US 11,720,267 B2
Maintaining a fault-tolerance threshold of a clusterstore during maintenance activities
Alkesh Shah, Sunnyvale, CA (US); Austin Kramer, Redwood City, CA (US); Leonid Livshin, Malden, MA (US); Ramses V. Morales, Sunnyvale, CA (US); and Brian Masao Oki, San Jose, CA (US)
Assigned to VMWARE, INC., Palo Alto, CA (US)
Filed by VMware, Inc., Palo Alto, CA (US)
Filed on Oct. 19, 2021, as Appl. No. 17/504,829.

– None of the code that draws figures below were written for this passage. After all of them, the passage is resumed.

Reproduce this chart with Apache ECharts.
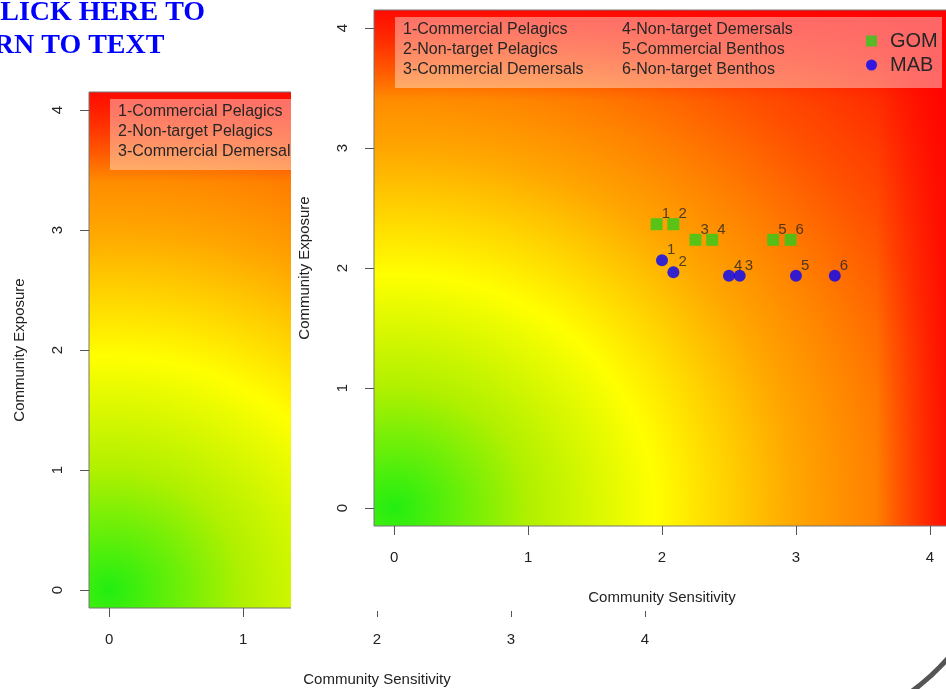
<!DOCTYPE html>
<html>
<head>
<meta charset="utf-8">
<script src="https://cdn.jsdelivr.net/npm/echarts@6/dist/echarts.min.js"></script>
<style>
html,body{margin:0;padding:0;background:#fff;width:946px;height:689px;overflow:hidden;}
#back{position:absolute;left:0;top:0;width:946px;height:689px;}
#front{position:absolute;left:291px;top:0;width:655px;height:611px;background:#fff;}
</style>
</head>
<body>
<div id="back"></div>
<div id="front"></div>
<script>
// ---- data ----
const groupNames = ['Commercial Pelagics','Non-target Pelagics','Commercial Demersals','Non-target Demersals','Commercial Benthos','Non-target Benthos'];
const pointLabels = ['1','2','3','4','5','6'];
const seriesNames = ['GOM','MAB'];
const gomSensitivity = [1.96, 2.085, 2.25, 2.375, 2.83, 2.96];
const gomExposure    = [2.365, 2.365, 2.235, 2.235, 2.235, 2.235];
const mabSensitivity = [2.0, 2.085, 2.58, 2.5, 3.0, 3.29];
const mabExposure    = [2.065, 1.965, 1.935, 1.935, 1.935, 1.935];
const axisTicks = [0, 1, 2, 3, 4];
const xTitle = 'Community Sensitivity';
const yTitle = 'Community Exposure';
const headerLines = ['CLICK HERE TO', 'RETURN TO TEXT'];

// ---- styling ----
const AX_MIN = -0.15, AX_MAX = 4.15;
const FONT = '"Liberation Sans", Arial, sans-serif';
const GRAD_R = 5.5;
const radialStops = [[0, '#22ee11'], [1, '#b0f000'], [1.95, '#ffff00'], [3.0, '#ffa600'],
                     [3.6, '#ff8000'], [4.3, '#ff5000'], [5.5, '#ff1000']];
const redFade = [{offset: 0, color: 'rgba(255,0,0,0)'}, {offset: 1, color: 'rgba(255,0,0,0.88)'}];

function buildOption(g, extra) {
  const span = AX_MAX - AX_MIN;
  const pxX = g.width / span, pxY = g.height / span;
  const ox = g.left + (0 - AX_MIN) * pxX;
  const oy = g.top + (AX_MAX - 0) * pxY;
  const local = {x: ox, y: oy, scaleX: pxX, scaleY: pxY, silent: true};
  const graphics = [
    Object.assign({type: 'rect', z: -10,
      shape: {x: AX_MIN, y: -AX_MAX, width: span, height: span},
      style: {fill: {type: 'radial', x: 0, y: 0, r: GRAD_R, global: true,
        colorStops: radialStops.map(s => ({offset: s[0] / GRAD_R, color: s[1]}))}}}, local),
    Object.assign({type: 'rect', z: -9,
      shape: {x: 3.6, y: -AX_MAX, width: AX_MAX - 3.6, height: span},
      style: {fill: {type: 'linear', x: 0, y: 0, x2: 1, y2: 0, colorStops: redFade}}}, local),
    Object.assign({type: 'rect', z: -9,
      shape: {x: AX_MIN, y: -AX_MAX, width: span, height: AX_MAX - 3.4},
      style: {fill: {type: 'linear', x: 0, y: 1, x2: 0, y2: 0, colorStops: redFade}}}, local),
    {
      type: 'rect', z: 1, silent: true,
      shape: {x: g.left + 21, y: g.top + 7, width: 547, height: 71},
      style: {fill: 'rgba(255,255,255,0.4)'}
    }
  ];
  groupNames.forEach((n, i) => {
    const col = Math.floor(i / 3), row = i % 3;
    graphics.push({
      type: 'text', z: 2, silent: true,
      x: g.left + 29 + col * 219, y: g.top + 20 + row * 20,
      style: {text: (i + 1) + '-' + n, font: '16px ' + FONT, fill: '#262626', verticalAlign: 'middle'}
    });
  });
  (extra || []).forEach(e => graphics.push(e));

  const axisCommon = {
    type: 'value', min: AX_MIN, max: AX_MAX,
    splitLine: {show: false},
    axisLine: {show: false, onZero: false},
    axisTick: {show: true, length: 9, customValues: axisTicks, lineStyle: {color: '#555', width: 1}},
    nameLocation: 'middle',
    nameTextStyle: {fontSize: 15, color: '#222', fontFamily: FONT}
  };
  const labelFormatter = p => p.data[2];
  return {
    animation: false,
    grid: {left: g.left, top: g.top, width: g.width, height: g.height, show: true,
           outerBoundsMode: 'none', containLabel: false,
           borderColor: '#777', borderWidth: 1, backgroundColor: 'transparent'},
    xAxis: Object.assign({}, axisCommon, {
      name: xTitle, nameGap: 64,
      axisLabel: {customValues: axisTicks, margin: 24, fontSize: 15, color: '#222', fontFamily: FONT}
    }),
    yAxis: Object.assign({}, axisCommon, {
      name: yTitle, nameGap: 62,
      axisLabel: {customValues: axisTicks, margin: 24, rotate: 90, fontSize: 15, color: '#222', fontFamily: FONT}
    }),
    legend: {
      orient: 'vertical', left: g.left + 487, top: g.top + 16,
      itemWidth: 11, itemHeight: 11, itemGap: 4,
      textStyle: {fontSize: 20, color: '#262626', fontFamily: FONT, padding: [0, 0, 0, 8]},
      data: [{name: seriesNames[0], icon: 'rect'}, {name: seriesNames[1], icon: 'circle'}]
    },
    graphic: graphics,
    series: [
      {
        name: seriesNames[0], type: 'scatter', symbol: 'rect', symbolSize: 12, z: 3,
        itemStyle: {color: '#2ecc1a'},
        label: {show: true, position: 'right', distance: 0, offset: [-1, -10], formatter: labelFormatter,
                fontSize: 15, color: '#262626', fontFamily: FONT},
        data: gomSensitivity.map((x, i) => [x, gomExposure[i], pointLabels[i]])
      },
      {
        name: seriesNames[1], type: 'scatter', symbol: 'circle', symbolSize: 12, z: 3,
        itemStyle: {color: '#0000ff'},
        label: {show: true, position: 'right', distance: 0, offset: [-1, -10], formatter: labelFormatter,
                fontSize: 15, color: '#262626', fontFamily: FONT},
        data: mabSensitivity.map((x, i) => [x, mabExposure[i], pointLabels[i]])
      }
    ]
  };
}

const headerFont = 'bold 28px "Liberation Serif", "Times New Roman", serif';
const backExtra = [
  {type: 'text', z: 5, silent: true, x: -20, y: 13,
   style: {text: headerLines[0], font: headerFont, fill: '#0000ff', verticalAlign: 'middle'}},
  {type: 'text', z: 5, silent: true, x: -84, y: 46,
   style: {text: headerLines[1], font: headerFont, fill: '#0000ff', verticalAlign: 'middle'}},
  {type: 'bezierCurve', z: 5, silent: true,
   shape: {x1: 908, y1: 694, x2: 950, y2: 656, cpx1: 930, cpy1: 679},
   style: {stroke: '#555', lineWidth: 5, fill: null}}
];

const backChart = echarts.init(document.getElementById('back'), null, {renderer: 'canvas'});
backChart.setOption(buildOption({left: 89, top: 92, width: 576, height: 516}, backExtra));

const frontChart = echarts.init(document.getElementById('front'), null, {renderer: 'canvas'});
frontChart.setOption(buildOption({left: 83, top: 10, width: 576, height: 516}, []));
</script>
</body>
</html>
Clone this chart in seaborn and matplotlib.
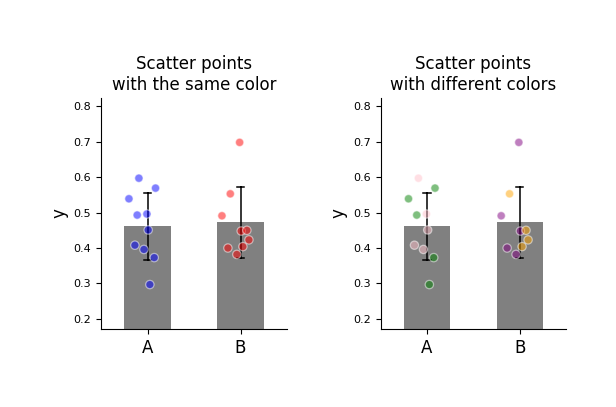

Prior Publication US 2023/0118169 A1, Apr. 20, 2023
Int. Cl. G06F 3/06 (2006.01)
CPC G06F 3/0634 (2013.01) [G06F 3/0604 (2013.01); G06F 3/067 (2013.01); G06F 3/0619 (2013.01); G06F 3/0631 (2013.01)] 20 Claims
OG exemplary drawing
 
1. A method for maintaining fault tolerance in a storage cluster, comprising:
receiving, by a management component associated with a distributed data store on a cluster of host machines, a request to place a first host machine of the cluster of host machines in a maintenance mode, wherein the first host machine stores given data of the distributed data store;
after receiving the request, determining, by the management component, whether a second host machine that does not currently store any data of the distributed data store exists in the cluster of host machines;
determining, by the management component, based on whether the second host machine exists in the cluster of host machines, whether to transfer the given data of the distributed data store from the first host machine to the second host machine;
determining, by the management component, a number of failures to tolerate (FTT) of the distributed data store;
performing, based on the number of FTT of the distributed data store, at least one of:
decrementing, by the management component, the number of FTT of the distributed data store by one,
deactivating, by the management component. the distributed data store: or
recreating. by the management component. a state associated with the given data of the distributed data store on the second host machine; and
after determining whether to transfer the given data of the distributed data store from the first host machine to the second host machine, initiating, by the management component, the maintenance mode on the first host machine.